- [Given exercise]:
Repeat exactly the lines from the line with "Write a Python" to the line with "from bokeh.resources import INLINE", including both, and leave out any pictures.

>> start Data in this exercise

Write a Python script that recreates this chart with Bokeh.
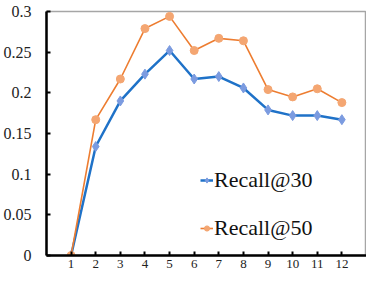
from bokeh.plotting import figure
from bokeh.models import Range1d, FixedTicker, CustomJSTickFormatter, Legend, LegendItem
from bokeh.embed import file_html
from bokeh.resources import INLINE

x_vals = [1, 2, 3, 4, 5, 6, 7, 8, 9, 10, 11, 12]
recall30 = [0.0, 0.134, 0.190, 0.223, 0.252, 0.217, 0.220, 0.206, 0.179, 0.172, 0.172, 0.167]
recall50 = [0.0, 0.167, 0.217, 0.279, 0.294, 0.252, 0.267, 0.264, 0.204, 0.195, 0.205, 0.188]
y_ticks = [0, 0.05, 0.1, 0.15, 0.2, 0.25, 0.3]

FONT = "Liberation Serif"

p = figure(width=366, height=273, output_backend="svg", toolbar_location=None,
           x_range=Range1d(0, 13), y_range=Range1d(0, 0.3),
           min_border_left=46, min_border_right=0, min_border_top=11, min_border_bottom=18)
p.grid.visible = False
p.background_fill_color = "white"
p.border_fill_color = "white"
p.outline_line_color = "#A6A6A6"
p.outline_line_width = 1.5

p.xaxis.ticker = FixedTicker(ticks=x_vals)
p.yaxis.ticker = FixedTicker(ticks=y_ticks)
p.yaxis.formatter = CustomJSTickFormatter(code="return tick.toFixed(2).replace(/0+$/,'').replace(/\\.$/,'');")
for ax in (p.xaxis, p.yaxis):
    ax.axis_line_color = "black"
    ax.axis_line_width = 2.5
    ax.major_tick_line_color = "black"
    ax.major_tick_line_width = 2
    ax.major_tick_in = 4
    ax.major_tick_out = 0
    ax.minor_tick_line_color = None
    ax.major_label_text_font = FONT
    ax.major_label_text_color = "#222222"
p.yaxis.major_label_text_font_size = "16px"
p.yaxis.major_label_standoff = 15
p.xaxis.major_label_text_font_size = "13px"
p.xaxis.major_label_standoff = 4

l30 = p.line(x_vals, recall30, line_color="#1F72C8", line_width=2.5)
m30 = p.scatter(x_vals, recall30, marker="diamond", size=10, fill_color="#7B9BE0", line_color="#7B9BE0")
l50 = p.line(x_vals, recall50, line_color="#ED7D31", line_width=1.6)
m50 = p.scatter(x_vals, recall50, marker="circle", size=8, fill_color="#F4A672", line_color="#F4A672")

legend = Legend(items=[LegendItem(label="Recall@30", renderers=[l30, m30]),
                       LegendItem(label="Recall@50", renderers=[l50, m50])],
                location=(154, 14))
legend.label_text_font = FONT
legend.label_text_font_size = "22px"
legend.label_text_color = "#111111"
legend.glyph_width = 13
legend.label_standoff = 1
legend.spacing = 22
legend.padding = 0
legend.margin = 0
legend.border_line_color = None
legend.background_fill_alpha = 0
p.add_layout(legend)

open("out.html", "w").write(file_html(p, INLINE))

>> end Data in this exercise
>> start Data in this exercise

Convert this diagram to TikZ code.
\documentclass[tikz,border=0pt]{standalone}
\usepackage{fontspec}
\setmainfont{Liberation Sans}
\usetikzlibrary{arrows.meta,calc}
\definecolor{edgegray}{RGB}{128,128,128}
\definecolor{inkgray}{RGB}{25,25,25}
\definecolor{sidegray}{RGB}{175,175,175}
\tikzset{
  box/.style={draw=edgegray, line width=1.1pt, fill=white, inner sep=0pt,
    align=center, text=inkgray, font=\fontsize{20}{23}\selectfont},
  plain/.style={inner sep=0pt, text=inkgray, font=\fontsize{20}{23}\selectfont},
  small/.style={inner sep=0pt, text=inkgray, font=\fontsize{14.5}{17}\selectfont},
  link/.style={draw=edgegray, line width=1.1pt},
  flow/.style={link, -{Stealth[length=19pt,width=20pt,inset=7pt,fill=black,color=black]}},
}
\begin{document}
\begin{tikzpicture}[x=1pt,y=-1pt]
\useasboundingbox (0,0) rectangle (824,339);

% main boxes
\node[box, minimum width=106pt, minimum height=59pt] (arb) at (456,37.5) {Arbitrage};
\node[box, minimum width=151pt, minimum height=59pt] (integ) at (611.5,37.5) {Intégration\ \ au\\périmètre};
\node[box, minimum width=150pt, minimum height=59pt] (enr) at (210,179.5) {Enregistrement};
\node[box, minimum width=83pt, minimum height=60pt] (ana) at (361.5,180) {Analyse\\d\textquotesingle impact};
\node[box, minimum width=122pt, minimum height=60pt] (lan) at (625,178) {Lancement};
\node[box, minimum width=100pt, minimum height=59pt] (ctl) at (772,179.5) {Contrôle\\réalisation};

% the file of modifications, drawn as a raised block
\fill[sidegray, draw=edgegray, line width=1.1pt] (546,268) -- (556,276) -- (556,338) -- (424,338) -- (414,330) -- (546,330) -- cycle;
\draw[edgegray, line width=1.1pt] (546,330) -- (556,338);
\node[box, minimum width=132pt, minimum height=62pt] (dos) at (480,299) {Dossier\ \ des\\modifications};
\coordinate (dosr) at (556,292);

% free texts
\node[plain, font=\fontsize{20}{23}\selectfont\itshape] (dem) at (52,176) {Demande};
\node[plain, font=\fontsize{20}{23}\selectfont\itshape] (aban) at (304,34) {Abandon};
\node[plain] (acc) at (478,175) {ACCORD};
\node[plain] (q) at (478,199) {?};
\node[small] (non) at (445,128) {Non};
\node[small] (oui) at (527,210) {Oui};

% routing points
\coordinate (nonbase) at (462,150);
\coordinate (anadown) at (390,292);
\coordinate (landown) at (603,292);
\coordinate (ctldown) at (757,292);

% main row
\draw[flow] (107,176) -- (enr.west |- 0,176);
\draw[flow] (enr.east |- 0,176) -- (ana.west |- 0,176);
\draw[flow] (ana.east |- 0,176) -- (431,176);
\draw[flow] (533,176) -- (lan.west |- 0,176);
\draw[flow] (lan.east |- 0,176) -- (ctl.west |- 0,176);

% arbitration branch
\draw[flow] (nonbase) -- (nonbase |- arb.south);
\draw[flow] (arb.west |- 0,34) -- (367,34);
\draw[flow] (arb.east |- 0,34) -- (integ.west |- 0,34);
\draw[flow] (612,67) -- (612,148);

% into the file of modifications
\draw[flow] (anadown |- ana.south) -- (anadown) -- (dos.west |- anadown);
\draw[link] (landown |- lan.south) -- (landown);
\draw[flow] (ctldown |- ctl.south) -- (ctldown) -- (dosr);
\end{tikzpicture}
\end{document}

>> end Data in this exercise

- [Solution for this exercise]:
Write a Python script that recreates this chart with Bokeh.
from bokeh.plotting import figure
from bokeh.models import Range1d, FixedTicker, CustomJSTickFormatter, Legend, LegendItem
from bokeh.embed import file_html
from bokeh.resources import INLINE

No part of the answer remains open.